Buddhism: With its roots in the mud, the lotus rises through the murky water to blossom clean and bright, symbolizing to the Buddhist purity, resurrection and the enlightened being who emerges undefined from the chaos and illusion of the world. The eight-petalled lotus that is used in Buddhist mandalas symbolizes cosmic harmony, and the thousand-petalled lotus represents spiritual illumination.
Hinduism: The Hindus of India noted that the ungerminated seeds of the lotus contain perfectly formed leaves, a blueprint for the future plant. Thus to the Hindu, the lotus represents divine idealisation passing from abstract into concrete form. In addition in Hindu mythology, the lotus flower is associated with Goddess Lakshmi, the goddess of wisdom and generosity. She is often portrayed as sitting on a completely blossomed lotus that gives a sense of purity to her form.

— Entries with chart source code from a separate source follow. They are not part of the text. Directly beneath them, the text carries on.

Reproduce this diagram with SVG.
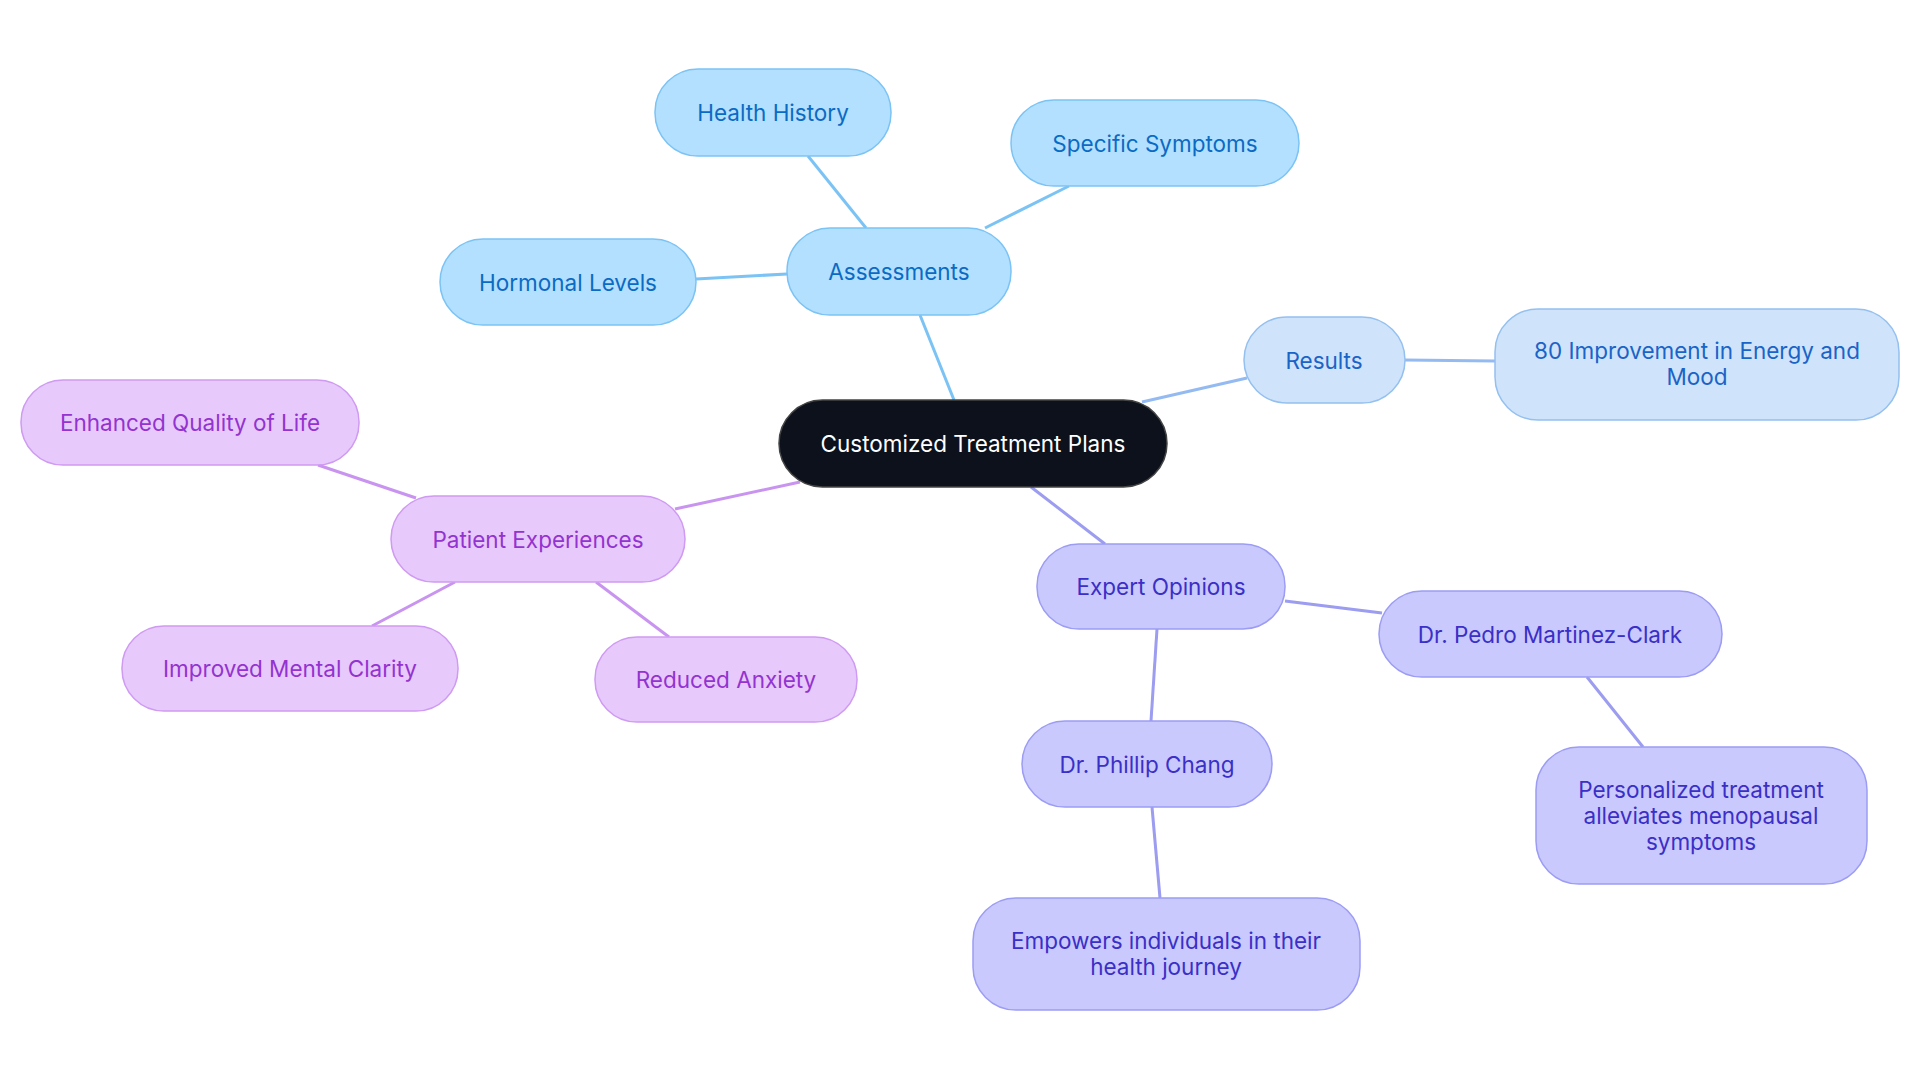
<svg xmlns="http://www.w3.org/2000/svg" width="1920" height="1083" viewBox="0 0 1920 1083">
<style>
text{font-family:Inter,"Noto Sans",sans-serif;font-size:22.5px;text-anchor:middle;dominant-baseline:central}
.b rect{fill:#b3e0fe;stroke:#7cc3f5;stroke-width:1.5}.b text{fill:#0b6bc4}
.r rect{fill:#cfe3fb;stroke:#94c0f0;stroke-width:1.5}.r text{fill:#1a64c8}
.p rect{fill:#e8c9fc;stroke:#cf9af2;stroke-width:1.5}.p text{fill:#9333d0}
.i rect{fill:#c9c9fd;stroke:#9c9cf5;stroke-width:1.5}.i text{fill:#3a2fc7}
#edges line{stroke-width:3}
.eb{stroke:#7cc3f5}.er{stroke:#94baf2}.ep{stroke:#c994f0}.ei{stroke:#9c9cf0}
</style>
<rect width="1920" height="1083" fill="#fff"/>
<g id="edges">
<line class="eb" x1="954" y1="400" x2="920" y2="315"/>
<line class="eb" x1="866" y1="228" x2="808" y2="156"/>
<line class="eb" x1="985" y1="228" x2="1069" y2="186"/>
<line class="eb" x1="787" y1="274" x2="696" y2="279"/>
<line class="er" x1="1142" y1="402" x2="1247" y2="378"/>
<line class="er" x1="1405" y1="360" x2="1495" y2="361"/>
<line class="ep" x1="800" y1="482" x2="675" y2="509"/>
<line class="ep" x1="416" y1="498" x2="318" y2="465"/>
<line class="ep" x1="455" y1="582" x2="372" y2="626"/>
<line class="ep" x1="596" y1="582" x2="669" y2="637"/>
<line class="ei" x1="1031" y1="487" x2="1105" y2="544"/>
<line class="ei" x1="1285" y1="601" x2="1382" y2="613"/>
<line class="ei" x1="1587" y1="677" x2="1643" y2="747"/>
<line class="ei" x1="1157" y1="629" x2="1151" y2="721"/>
<line class="ei" x1="1152" y1="807" x2="1160" y2="898"/>
</g>
<g id="central"><rect x="779" y="400" width="388" height="87" rx="43.5" fill="#0c111b" stroke="#444" stroke-width="1.5"/><text x="973" y="443" fill="#fff">Customized Treatment Plans</text></g>
<g id="assessments" class="b"><rect x="787" y="228" width="224" height="87" rx="43"/><text x="899" y="271">Assessments</text></g>
<g id="health" class="b"><rect x="655" y="69" width="236" height="87" rx="43"/><text x="773" y="112">Health History</text></g>
<g id="symptoms" class="b"><rect x="1011" y="100" width="288" height="86" rx="43"/><text x="1155" y="143">Specific Symptoms</text></g>
<g id="hormonal" class="b"><rect x="440" y="239" width="256" height="86" rx="43"/><text x="568" y="282">Hormonal Levels</text></g>
<g id="results" class="r"><rect x="1244" y="317" width="161" height="86" rx="43"/><text x="1324" y="360">Results</text></g>
<g id="improvement" class="r"><rect x="1495" y="309" width="404" height="111" rx="43"/><text x="1697" y="350">80 Improvement in Energy and</text><text x="1697" y="376">Mood</text></g>
<g id="patient" class="p"><rect x="391" y="496" width="294" height="86" rx="43"/><text x="538" y="539">Patient Experiences</text></g>
<g id="quality" class="p"><rect x="21" y="380" width="338" height="85" rx="42"/><text x="190" y="422">Enhanced Quality of Life</text></g>
<g id="clarity" class="p"><rect x="122" y="626" width="336" height="85" rx="42"/><text x="290" y="668">Improved Mental Clarity</text></g>
<g id="anxiety" class="p"><rect x="595" y="637" width="262" height="85" rx="42"/><text x="726" y="679">Reduced Anxiety</text></g>
<g id="expert" class="i"><rect x="1037" y="544" width="248" height="85" rx="42"/><text x="1161" y="586">Expert Opinions</text></g>
<g id="pedro" class="i"><rect x="1379" y="591" width="343" height="86" rx="43"/><text x="1550" y="634">Dr. Pedro Martinez-Clark</text></g>
<g id="personalized" class="i"><rect x="1536" y="747" width="331" height="137" rx="43"/><text x="1701" y="789">Personalized treatment</text><text x="1701" y="815">alleviates menopausal</text><text x="1701" y="841">symptoms</text></g>
<g id="phillip" class="i"><rect x="1022" y="721" width="250" height="86" rx="43"/><text x="1147" y="764">Dr. Phillip Chang</text></g>
<g id="empowers" class="i"><rect x="973" y="898" width="387" height="112" rx="43"/><text x="1166" y="940">Empowers individuals in their</text><text x="1166" y="966">health journey</text></g>
</svg>
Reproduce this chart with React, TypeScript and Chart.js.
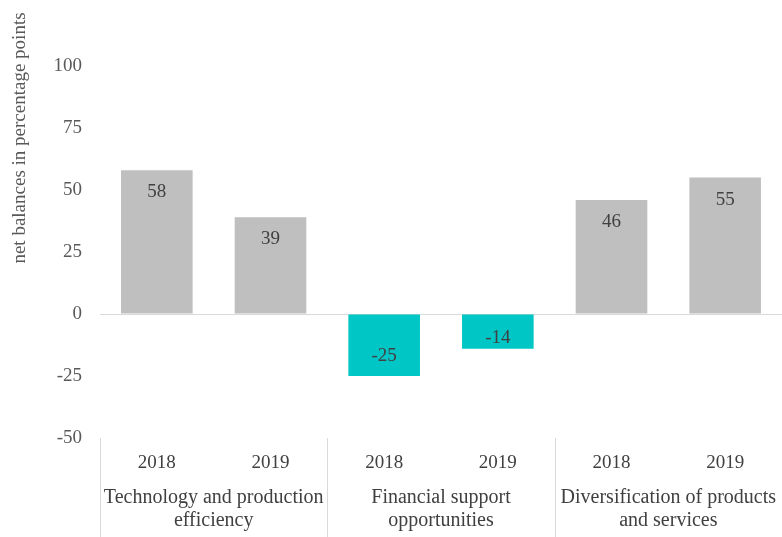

Ancient Egyptian: The lotus is featured prominently in Egyptian art and architecture, especially in connection with Egypt’s temples. In Egyptian mythology, the lotus was associated with the sun, because it blooms by day and closes by night. The lotus also symbolized rebirth, since one Egyptian creation myth tells of the newborn sun god rising out of a floating lotus. The blue lotus was sacred to the ancient Egyptians, who valued it not only for its rich perfume but also for its narcotic ability to produce heightened awareness and tranquillity.
Native American: Certain tribes found all parts of the American lotus edible, the flower symbolized the sun’s power to transform energy into food. The seeds were once an especially important part of the Native American diet; in fact, the genus name Nelumbo means “sacred bean.”
Taoism: The lotus is also highly esteemed by Taoists. Among the Eight Immortals of Taoism is Ho Hsien Ku, her symbol the open lotus blossom, signifying openness and wisdom. The lotus flower is a favorite of Taoist artists, who paint it to remind us of the miracle of beauty, light and life, and to communicate an understanding of the Tao and of our place in the world.
China: A feature of the lotus plant that has found its way into Chinese poetry is its stalk, which is easy to bend but difficult to break because of its many strong fibres. Poets liken this quality to the bonds between lovers or family members.
India: According to the Indian culture the lotus flower denotes prosperity knowledge and learning, fruitfulness and illumination.